Old School House is a Grade II listed building in the North Yorkshire local planning authority area, England. First listed on 16 January 2009. School house. 2 related planning applications.
Old School House
- WRENN ID
- tall-corridor-ochre
- Grade
- II
- Local Planning Authority
- North Yorkshire
- Country
- England
- Date first listed
- 16 January 2009
- Type
- School house
- Source
- Historic England listing
Description
Old School House
This is a brick-built school house dating from 1722, erected by Neville's Workhouse, a local educational charity established in 1605. The building has been subject to later alterations and additions, but retains significant 18th-century features.
The main structure is constructed of brick with some stonework, now largely covered in later render. The roof is pantiled. The south-facing front elevation is nearly symmetrical, with a central entrance slightly offset to the west and a straight staircase directly inside. The entrance is covered by an early 20th-century gabled porch with a six-panel door. Above this doorway, partially obscured by the porch, is an inscription reading "Neville's Work House rebuilt AD 1722". The two upper windows are slightly narrower than the lower ones, and all retain four-pane sashes with exposed sash boxes. The roof has plain verges and rebuilt brick end stacks.
The east room on the ground floor features a gable end smoke bay with an inglenook and a doorway leading to a lean-to extension to the south. This extension connects to a further lean-to extension to the north via a doorway, and also has its own external door. The south elevation of the eastern lean-to is blind.

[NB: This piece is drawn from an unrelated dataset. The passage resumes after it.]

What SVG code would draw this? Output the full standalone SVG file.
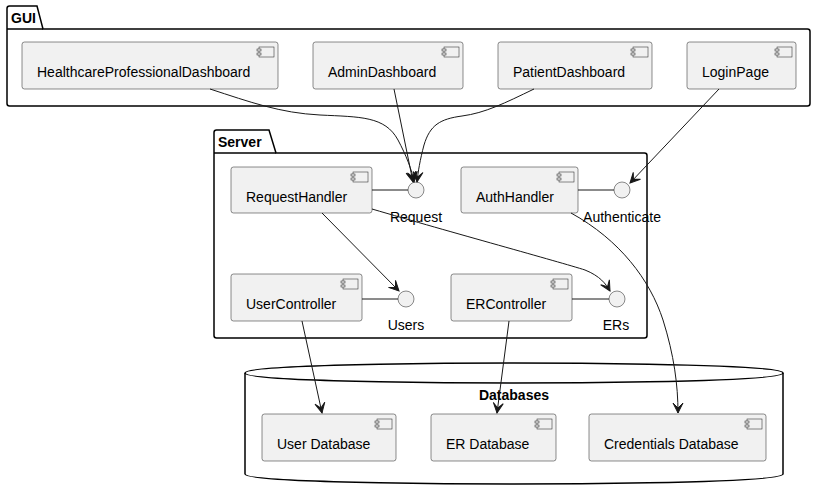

The west gable is mainly rendered, but the gable end appears to be built largely of rubble and cobble stonework with brick used for the chimney stack. Evidence survives of a stone plinth and dressed stone quoining at the left rear corner, possibly remains from an earlier building. A blocked ground floor window and a still-open attic window of nine panes with metal glazing bars are present on this elevation, the latter having been slightly reduced in size.
The rear north elevation has modern replacement joinery throughout. The far left window, which lights the bathroom, has been reduced in size. The left end of the ground floor is covered by a semi-sunken lean-to extension with a slate roof.
The east gable is largely covered by a lean-to extension with a slate roof. The exposed attic level is brick-built and unrendered, with a nine-pane attic window.
Internally, both ground floor rooms in the original house have an exposed spine beam supporting the floor above. Both rooms also contain alcoves built into the wall thicknesses, probably original, though these have been boarded out with modern sheet material. The eastern room preserves a gable end smoke bay complete with its bressumer beam, also obscured by modern boarding. The ground floor left side includes a walk-in cupboard. Most doors are Victorian or later replacements except for one two-panel door upstairs.
The roof structure appears original, comprising hewn hardwood timbers with pegged joints, mostly original common rafters. The roof is supported by a central cross wall and two collared trusses supporting purlins.
The property includes a low garden wall to the front and a lined well to the rear.
Neville's Workhouse was established in 1605 by Thomas, Earl of Exeter and his wife Dorothy (daughter of Sir John Neville). The charity was possibly a refoundation of an earlier charity by the Nevilles of Snape dating to the 14th century. It was established with property producing an annual income of £30 per year to provide education to twelve local girls. When the building was rebuilt in 1722, Brownlow, Earl of Exeter and Charles Cecil, Lord of the Manors of Snape and Well, altered the charity to reduce the number of girls educated at any one time to eight. In 1788 the charity was further altered to provide four separate schools for boys and girls in Well and Snape, with each local family entitled to a free place for one boy and one girl between the ages of six and thirteen, and the option to pay for additional places. The Old School House is thought to have been used as the girls' school in Well, attended by around twenty free scholars and a small number of fee-paying girls. Between 1774 and 1818, considerable sums were spent on improvements to the Old School House and other charity property. The 1856 Ordnance Survey map names Neville's Workhouse and shows additional buildings to the east, which were probably demolished in 1867 when a new school was built and the Old School House became the school master's house. In 1906 this school was taken over by the Board of Education as a state primary school, with the Old School House leased to the head teacher until the school's closure in 1960.